Pour assurer la pleine efficacité des mesures énoncées ci-dessus, le C.N.R. prescrit que l'état-major national des Forces Françaises de l'Intérieur,
tout en préparant minutieusement la coopération avec les Alliés en cas de débarquement, doit:
1°) Donner ordre à toutes formations des F.F.I. de combattre dés maintenant l'ennemi en harcelant ses troupes, en paralysant ses transports, ses
communications et ses productions de guerre, en capturant ses dépôts d'armes et de munitions afin d'en pourvoir les patriotes encore désarmés;
2°) Faire distribuer les dépôts d'armes encore inutilisés aux formations jugées par lui les plus aptes à se battre utilement dés à présent et
dans l'avenir immédiat;
3°) Organiser de façon rationnelle la lutte suivant un plan établi avec les autorités compétentes à l'échelon régional, départemental ou local,
pour obtenir le maximum d'efficacité;
4°) Coordonner l'action militaire avec l'action de résistance de la masse de la nation en proposant pour but aux organisations régionales
paramilitaires d'appuyer et de protéger les manifestations patriotiques, les mouvements revendicatifs des femmes de prisonniers, des paysans et
des ouvriers contre la police hitlérienne, d'empêcher les réquisitions de vivres et d'installations industrielles, les rafles organisées contre
les réfractaires et les ouvriers en grève et défendre la vie et la liberté de tous les Français contre la barbare
oppression de l'occupant provisoire.
Ainsi, par l'application des décisions du présent programme d'action commune, se fera, dans l'action, l'union étroite de tous les patriotes, sans
distinction d'opinions politiques, philosophiques ou religieuses. Ainsi se constituera dans la lutte armée expérimentée, rompue au combat, dirigée
par des cadres éprouvés devant le danger, une armée capable de jouer son rôle lorsque les conditions de l'insurrection nationale seront réalisées,
armée qui élargira progressivement ses objectifs et son armement.

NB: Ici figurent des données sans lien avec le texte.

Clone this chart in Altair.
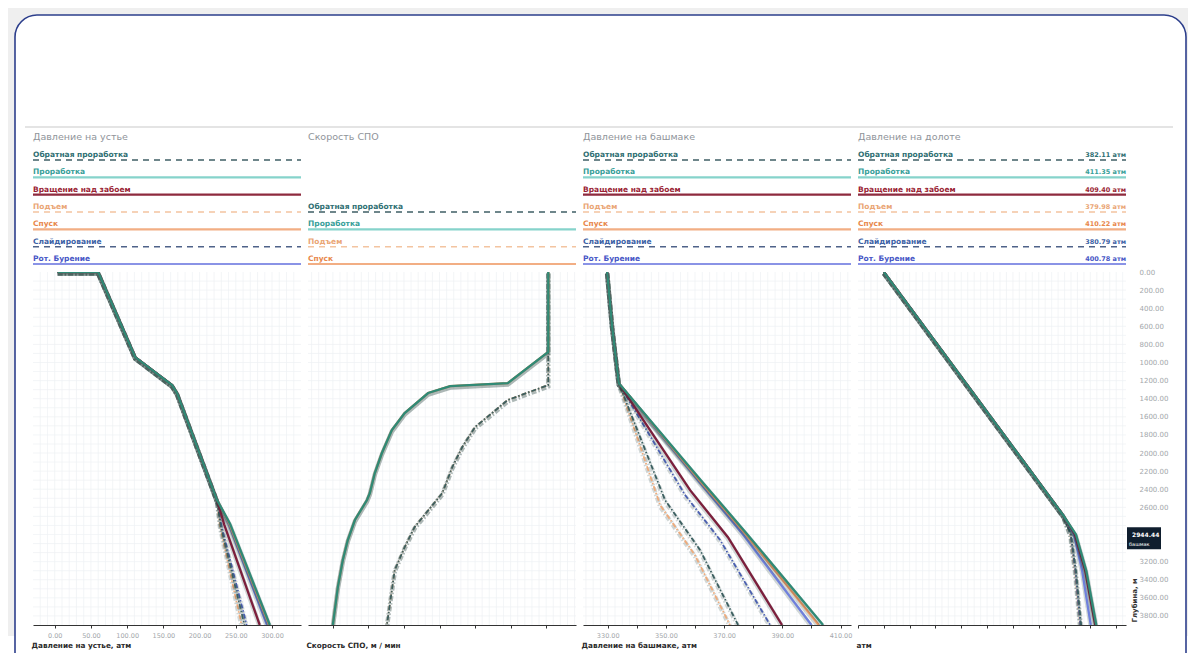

Ainsi, par l'effort et les sacrifices de tous, sera avancée l'heure de la libération du territoire national; ainsi, la vie de milliers de Français
pourra être sauvée et d'immenses richesses pourront être préservées.
Ainsi, dans le combat, se forgera une France plus pure et plus forte capable d'entreprendre au lendemain de la libération la plus grande oeuvre
de reconstruction et de rénovation de la patrie.